Love is Pain! Pain is Love! Inextricably intertwined, these two emotions are the innate essence of what it means to be human. Pain is both an emotion and a literal response to stimulus, either from inside the body or the outside world acting on the body. Love is a feeling, an emotion that is expressed with words and actions, but I had always thought of love as a metaphysical creation of the human response to the world. All of this changed when I first laid eyes on Palmer. Love became true pain, an unconditional and eternal intersecting of these two emotions. Love was no longer metaphysical, it was real, tangible. I could taste it, breathe it in, and touch it. Love was Palmer, and Palmer was love.
Understanding became irrelevant. Palmer is the air I breathe, and as natural as breathing is, so too is loving and protecting Palmer. Palmer’s fight was derived from an innate strength given to him in his mother’s womb. Unconditional love for my son, as I peered into his soul by way of his overt stares into mine, was the fuel that ignited my fight for him. But why does such pain and hardship exist?
I have asked this question to the Lord too many times to count. I do not believe this question can be answered fully, but through our journey I have come to certain conclusions that allow me to rise each day.
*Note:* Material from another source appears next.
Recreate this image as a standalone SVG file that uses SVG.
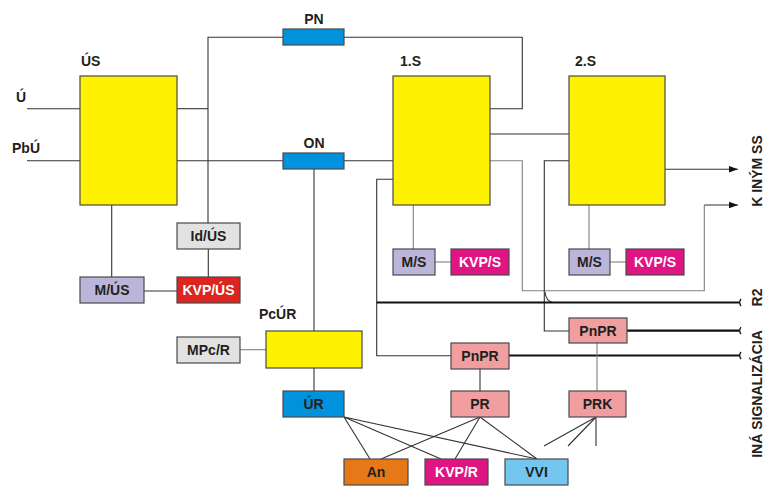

Because pain is love, and love is pain, it is impossible to have true love without true pain. Furthermore, pain is not the creation of the Lord; it is a byproduct of actions we as humans choose to take each day. Pain is our response to the hardships that occur naturally in the world. Theologians will point to the Garden of Eden and the creation of sin as the reason for the existence of hardship and pain. I will leave this argument to those holier than thou.
No matter the reason for hardship to exist, it is reality. My reality is the pain and suffering of losing my one and only child, my son, my light, my legacy. My recognizing that pain is love allows me to understand that pain caused by hardship can only be defeated by love. Hardship is not the absence of love, it is the denial of love. It is impossible to deny my love for Palmer. Hardship will not defeat my love for Palmer. My love for Palmer, and the overwhelming urge to honor my son’s life means I must never succumb to hardship’s cruel intentions. If I were to falter and allow hardship to destroy all that I have become, I would fail to honor my son. This is my one true purpose. Through the strength of the Lord, family, and friends, and an unconditional love for which the flame can never be extinguished, I rise each day to honor Palmer.